Nikita was aware of this issue, because we all were, but this was his oncall week. So he was busy with other things. Small, inconsequential things like cutting our costs by 30%, fixing every single bug he came across, reviewing everyone else’s code and finding every single problem before it hit production, the usual Nikita stuff.

Then out of the blue, he decides to take a look at this issue.

Every time a SQLite database crosses the 1GB mark, a special page is inserted into the B-Tree. That page has a special byte that only that page has. This happens for a vaguely specified reason (the comment mentions file locks, but then, how do databases smaller than 1GB handle file locks?)

Completely unaware of this fact, we did not insert the special page at the 1GB mark, which meant SQLite saw the file as corrupted.

Thankfully, Nikita (AKA Large Language Nikita, or LLN) apparently had the freaking source code in his training data.
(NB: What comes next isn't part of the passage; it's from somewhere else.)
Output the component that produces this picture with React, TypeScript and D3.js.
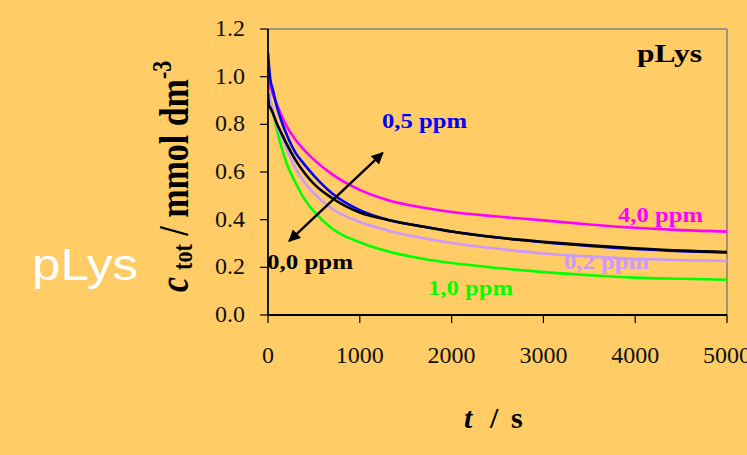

So he just knows that.

I work with systems that are implementing specifications. Either explicit specifications, like POSIX (in the case of the Linux Kernel), or implicit specification (in the case of Scylla, which was a rewrite of Apache Cassandra in C++).

I remember a lot of oddities and surprising behaviors that end up making it into the system and then just become part of the specification, whether intended or not. I have dealt with firmware vendors that introduced subtle synchronization bugs in timekeeping for old x86 hardware.

But a special page with a “pending” byte in the 1GB mark, that’s a first. And credit where credit is due to the amazing folks at SQLite: at least it is documented! (the SQLite source code is, as you would expect, tremendously well documented. Hipp certainly deserves his reputation)

And since it is documented, we can just get an LLN to parse it. And the fix is in.